L’épisode se révèle ainsi être l’illustration parfaite de l’adage selon lequel “dans chaque niche, il y a un lobby qui aboie”.

Le constat est paradoxal: alors que le plan d’austérité gouvernemental doit faire rentrer onze milliards d’euros supplémentaires dans les caisses publiques en 2012, c’est la mesure qui rapporte le moins, à peine 90 millions par an, qui a provoqué la principale levée de boucliers.

En cause, le relèvement à 19,6% de la TVA pour les Disneyland Paris, Futuroscope et autres Parc Astérix, qui bénéficiaient depuis 1986 d’un taux de 5,5%.

Plusieurs voix se sont levées, dans la majorité mais pas uniquement, pour s’y opposer, au nom de l’emploi et de la justice sociale.
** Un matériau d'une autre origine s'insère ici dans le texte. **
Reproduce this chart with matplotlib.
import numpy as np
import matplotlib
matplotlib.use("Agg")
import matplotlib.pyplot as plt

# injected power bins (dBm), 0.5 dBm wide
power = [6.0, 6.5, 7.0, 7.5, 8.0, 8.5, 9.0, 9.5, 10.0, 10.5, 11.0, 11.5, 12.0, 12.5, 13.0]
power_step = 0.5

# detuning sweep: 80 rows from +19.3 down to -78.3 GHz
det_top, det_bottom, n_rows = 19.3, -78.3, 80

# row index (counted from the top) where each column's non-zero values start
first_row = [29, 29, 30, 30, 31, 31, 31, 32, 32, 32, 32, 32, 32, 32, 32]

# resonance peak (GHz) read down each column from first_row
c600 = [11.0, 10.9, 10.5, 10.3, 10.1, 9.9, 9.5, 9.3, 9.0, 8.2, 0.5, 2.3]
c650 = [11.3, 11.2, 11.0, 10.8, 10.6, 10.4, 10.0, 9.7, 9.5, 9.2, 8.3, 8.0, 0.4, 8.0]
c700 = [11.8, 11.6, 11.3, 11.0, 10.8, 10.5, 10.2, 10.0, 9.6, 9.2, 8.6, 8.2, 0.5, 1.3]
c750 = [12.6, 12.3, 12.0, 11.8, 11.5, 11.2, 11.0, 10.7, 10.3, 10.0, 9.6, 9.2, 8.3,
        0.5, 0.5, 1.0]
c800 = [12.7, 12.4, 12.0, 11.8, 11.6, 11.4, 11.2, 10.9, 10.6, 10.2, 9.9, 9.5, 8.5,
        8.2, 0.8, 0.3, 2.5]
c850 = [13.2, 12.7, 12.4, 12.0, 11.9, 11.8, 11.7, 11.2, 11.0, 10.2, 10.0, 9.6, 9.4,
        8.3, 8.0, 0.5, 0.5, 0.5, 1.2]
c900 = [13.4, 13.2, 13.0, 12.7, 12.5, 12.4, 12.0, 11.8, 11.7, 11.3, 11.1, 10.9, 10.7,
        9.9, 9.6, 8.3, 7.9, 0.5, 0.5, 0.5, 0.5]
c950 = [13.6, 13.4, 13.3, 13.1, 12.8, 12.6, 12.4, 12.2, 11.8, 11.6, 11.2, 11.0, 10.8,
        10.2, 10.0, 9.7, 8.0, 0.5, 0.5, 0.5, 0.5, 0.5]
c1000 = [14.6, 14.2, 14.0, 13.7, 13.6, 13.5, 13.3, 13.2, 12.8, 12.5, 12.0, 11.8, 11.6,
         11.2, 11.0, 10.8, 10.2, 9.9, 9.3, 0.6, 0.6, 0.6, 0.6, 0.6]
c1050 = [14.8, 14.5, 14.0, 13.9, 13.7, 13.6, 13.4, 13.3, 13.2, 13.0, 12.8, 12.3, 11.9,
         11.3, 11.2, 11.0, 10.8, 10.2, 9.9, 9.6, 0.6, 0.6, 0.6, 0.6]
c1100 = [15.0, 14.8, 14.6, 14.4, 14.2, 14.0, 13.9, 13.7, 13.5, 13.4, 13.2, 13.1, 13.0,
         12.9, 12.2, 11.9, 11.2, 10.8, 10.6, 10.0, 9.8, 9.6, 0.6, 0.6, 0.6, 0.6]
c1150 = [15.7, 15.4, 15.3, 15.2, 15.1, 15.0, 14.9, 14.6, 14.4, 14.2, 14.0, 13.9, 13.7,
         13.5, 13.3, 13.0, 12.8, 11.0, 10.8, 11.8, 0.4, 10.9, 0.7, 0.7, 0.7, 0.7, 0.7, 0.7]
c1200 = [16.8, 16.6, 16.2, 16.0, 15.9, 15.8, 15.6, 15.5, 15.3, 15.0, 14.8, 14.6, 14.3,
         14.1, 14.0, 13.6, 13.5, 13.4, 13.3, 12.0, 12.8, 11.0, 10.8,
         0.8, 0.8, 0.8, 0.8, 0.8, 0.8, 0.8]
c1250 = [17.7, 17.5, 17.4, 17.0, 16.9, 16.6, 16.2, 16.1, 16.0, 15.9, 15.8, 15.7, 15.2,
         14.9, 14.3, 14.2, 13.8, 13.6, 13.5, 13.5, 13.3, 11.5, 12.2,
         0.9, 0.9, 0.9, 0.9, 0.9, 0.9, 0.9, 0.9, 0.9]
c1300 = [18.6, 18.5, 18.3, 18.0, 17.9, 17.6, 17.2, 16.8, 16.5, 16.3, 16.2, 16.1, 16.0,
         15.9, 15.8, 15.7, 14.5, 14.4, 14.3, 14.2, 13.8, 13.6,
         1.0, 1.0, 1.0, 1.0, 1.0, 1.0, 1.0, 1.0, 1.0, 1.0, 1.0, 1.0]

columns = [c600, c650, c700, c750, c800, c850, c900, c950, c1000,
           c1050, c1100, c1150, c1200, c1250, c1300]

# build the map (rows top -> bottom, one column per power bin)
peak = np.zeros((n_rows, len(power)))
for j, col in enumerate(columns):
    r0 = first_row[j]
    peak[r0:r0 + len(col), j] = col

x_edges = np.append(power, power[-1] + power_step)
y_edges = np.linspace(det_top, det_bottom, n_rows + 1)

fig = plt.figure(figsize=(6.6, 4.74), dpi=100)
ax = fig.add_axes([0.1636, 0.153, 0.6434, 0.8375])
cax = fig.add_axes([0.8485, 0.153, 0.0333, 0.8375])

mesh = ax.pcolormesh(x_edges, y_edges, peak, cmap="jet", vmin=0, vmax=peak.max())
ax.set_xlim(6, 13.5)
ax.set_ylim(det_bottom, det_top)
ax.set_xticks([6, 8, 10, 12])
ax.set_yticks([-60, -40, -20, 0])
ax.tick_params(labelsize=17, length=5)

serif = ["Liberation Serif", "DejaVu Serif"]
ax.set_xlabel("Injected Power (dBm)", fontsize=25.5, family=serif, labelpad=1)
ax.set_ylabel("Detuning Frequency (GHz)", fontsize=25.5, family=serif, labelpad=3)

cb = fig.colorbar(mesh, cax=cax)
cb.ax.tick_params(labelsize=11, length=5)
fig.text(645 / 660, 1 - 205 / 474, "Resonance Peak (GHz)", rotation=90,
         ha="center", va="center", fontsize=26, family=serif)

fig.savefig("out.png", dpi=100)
Parmi les meneurs de la fronde, Philippe de Villiers, initiateur du parc du Puy-du-Fou en Vendée, et Jean-Pierre Raffarin, sénateur UMP de la Vienne – le département du Futuroscope…

Une fronde qui a porté ses fruits: initiée par le patronat du secteur, le Snelac, relayée par le Club France Terre de tourisme qui réunit des professionnels du secteur et 210 parlementaires, elle a déjà abouti à la suppression de la surtaxe, mercredi par la commission des Finances de l’Assemblée.
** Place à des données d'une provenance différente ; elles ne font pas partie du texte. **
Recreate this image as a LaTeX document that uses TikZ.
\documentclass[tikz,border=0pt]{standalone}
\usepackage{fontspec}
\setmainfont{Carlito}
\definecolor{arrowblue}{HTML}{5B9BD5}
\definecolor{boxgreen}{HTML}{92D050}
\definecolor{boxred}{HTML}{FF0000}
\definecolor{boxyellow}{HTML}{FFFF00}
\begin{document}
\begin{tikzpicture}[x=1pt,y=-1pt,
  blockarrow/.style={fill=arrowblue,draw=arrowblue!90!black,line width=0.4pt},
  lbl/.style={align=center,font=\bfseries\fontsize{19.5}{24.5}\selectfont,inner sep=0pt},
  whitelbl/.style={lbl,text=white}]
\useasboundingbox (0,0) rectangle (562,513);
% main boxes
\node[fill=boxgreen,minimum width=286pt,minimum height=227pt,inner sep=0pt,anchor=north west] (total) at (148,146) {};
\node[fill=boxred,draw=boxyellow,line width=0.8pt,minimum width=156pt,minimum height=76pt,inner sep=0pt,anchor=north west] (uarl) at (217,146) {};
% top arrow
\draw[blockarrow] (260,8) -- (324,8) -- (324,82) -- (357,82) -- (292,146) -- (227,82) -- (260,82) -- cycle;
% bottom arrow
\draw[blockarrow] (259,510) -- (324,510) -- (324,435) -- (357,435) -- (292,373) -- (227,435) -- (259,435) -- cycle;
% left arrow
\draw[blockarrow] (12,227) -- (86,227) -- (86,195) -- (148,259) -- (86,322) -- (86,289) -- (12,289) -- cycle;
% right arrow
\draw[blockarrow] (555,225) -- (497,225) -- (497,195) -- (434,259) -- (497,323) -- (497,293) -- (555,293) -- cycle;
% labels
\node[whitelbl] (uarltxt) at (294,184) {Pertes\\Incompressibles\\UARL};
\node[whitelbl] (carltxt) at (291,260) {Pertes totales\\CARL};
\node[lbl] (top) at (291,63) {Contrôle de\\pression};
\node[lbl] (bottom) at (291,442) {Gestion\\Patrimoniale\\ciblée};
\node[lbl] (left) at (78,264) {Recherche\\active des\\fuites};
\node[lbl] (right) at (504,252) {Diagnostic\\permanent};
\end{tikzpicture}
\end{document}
Selon une source proche du gouvernement, “cette polémique est symbolique de la difficulté de supprimer des niches fiscales en France”.
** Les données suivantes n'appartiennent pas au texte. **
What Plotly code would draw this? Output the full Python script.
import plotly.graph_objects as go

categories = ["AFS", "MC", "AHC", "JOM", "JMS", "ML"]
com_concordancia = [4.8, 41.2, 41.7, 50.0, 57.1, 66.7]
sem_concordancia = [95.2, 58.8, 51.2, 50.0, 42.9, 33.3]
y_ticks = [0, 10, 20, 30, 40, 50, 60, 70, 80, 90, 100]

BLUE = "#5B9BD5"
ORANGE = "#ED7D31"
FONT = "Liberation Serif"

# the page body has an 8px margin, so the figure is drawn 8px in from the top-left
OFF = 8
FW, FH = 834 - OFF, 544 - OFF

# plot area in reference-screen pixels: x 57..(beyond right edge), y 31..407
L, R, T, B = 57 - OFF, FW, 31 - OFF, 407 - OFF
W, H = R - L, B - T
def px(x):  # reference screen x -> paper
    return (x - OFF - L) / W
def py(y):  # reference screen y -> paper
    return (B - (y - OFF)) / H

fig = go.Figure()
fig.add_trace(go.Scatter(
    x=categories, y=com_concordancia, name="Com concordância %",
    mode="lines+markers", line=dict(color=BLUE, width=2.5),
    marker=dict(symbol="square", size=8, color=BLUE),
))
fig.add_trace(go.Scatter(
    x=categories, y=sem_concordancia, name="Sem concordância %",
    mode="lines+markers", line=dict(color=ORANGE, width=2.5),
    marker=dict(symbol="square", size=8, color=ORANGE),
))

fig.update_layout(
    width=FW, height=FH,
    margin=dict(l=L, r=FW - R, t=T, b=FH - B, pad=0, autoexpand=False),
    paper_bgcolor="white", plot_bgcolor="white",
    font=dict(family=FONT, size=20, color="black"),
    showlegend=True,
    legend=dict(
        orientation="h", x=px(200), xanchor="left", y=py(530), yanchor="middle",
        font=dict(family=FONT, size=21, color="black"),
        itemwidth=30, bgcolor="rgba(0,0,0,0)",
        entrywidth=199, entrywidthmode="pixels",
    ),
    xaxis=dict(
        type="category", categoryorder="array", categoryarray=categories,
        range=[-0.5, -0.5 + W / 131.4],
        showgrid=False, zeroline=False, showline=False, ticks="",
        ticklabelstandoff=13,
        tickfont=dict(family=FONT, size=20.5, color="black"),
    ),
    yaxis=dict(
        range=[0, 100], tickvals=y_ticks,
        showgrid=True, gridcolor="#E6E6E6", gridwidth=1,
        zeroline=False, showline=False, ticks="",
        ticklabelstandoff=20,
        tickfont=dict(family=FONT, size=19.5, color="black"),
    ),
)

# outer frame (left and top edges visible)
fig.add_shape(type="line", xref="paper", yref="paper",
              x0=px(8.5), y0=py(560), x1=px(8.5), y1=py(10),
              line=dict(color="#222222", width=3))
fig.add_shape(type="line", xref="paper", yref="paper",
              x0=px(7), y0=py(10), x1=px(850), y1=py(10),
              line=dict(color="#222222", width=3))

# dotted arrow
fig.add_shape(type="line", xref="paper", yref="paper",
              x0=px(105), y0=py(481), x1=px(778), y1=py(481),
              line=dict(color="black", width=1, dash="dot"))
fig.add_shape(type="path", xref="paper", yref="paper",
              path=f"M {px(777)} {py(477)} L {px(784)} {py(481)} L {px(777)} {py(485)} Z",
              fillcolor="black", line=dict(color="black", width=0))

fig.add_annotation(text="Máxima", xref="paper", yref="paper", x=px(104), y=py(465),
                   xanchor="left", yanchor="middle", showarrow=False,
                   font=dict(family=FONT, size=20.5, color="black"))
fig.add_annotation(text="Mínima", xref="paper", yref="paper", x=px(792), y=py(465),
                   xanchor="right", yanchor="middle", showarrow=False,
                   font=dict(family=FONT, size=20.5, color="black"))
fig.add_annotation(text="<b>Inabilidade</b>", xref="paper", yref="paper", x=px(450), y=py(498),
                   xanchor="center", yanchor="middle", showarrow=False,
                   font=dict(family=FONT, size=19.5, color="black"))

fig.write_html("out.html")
“De nombreux élus se sont opposés à la mesure parce qu’ils ont un parc dans leur circonscription”, confirme Philippe Marini. “Mais il faut passer outre”, s’emporte-t-il.

Le gouvernement fait valoir que la TVA réduite a été accordée en 1986 pour favoriser le développement de parcs à thème encore balbutiants à l’époque et que leur essor justifie aujourd’hui la fin d’un tel privilège.

Mais les détracteurs de la mesure ont brandi un argument massue: grâce à un convention signée avec l’Etat en 1987, Disneyland Paris, de loin le premier parc français, pourrait échapper au relèvement de la TVA. Eurodisney pourrait invoquer pour cela la sauvegarde de ses intérêts économiques, a confirmé à l’AFP une source proche du dossier.

Du coup, surtaxer ses concurrents serait malvenu.

Bercy s’élève contre cette interprétation. “Soumis comme les autres au taux de TVA établi par la loi”, Disneyland “serait même le premier contributeur en cas de hausse de la taxe, tranche le ministère.

Dur dur, donc, de réduire les niches fiscales, alors même que les rapports sur l’inutilité d’une grande partie d’entre elles se multiplient. L’inspection générale des finances recense ainsi plus de cinquante milliards de mesures peu ou pas efficaces.

Pour Philippe Marini, cet incident prouve qu’il faut “éviter de prendre de front telle ou telle catégorie” mais au contraire “raboter toutes les niches de manière uniforme”.

L’économiste Thomas Piketty y voit de son côté la confirmation d’un “débat fiscal qui ne tourne pas rond”.

“La TVA est un impôt aveugle, si on veut épargner les plus modestes on crée des taux réduits sur des secteurs, mais après on entre dans des discussions sans fin, pourquoi les parcs à thèmes et pas les activités de plein air, pourquoi tel produit plutôt qu’un autre, etc.”, explique-t-il. Il plaide donc pour une “révolution fiscale” avec notamment une TVA unique et plus modérée.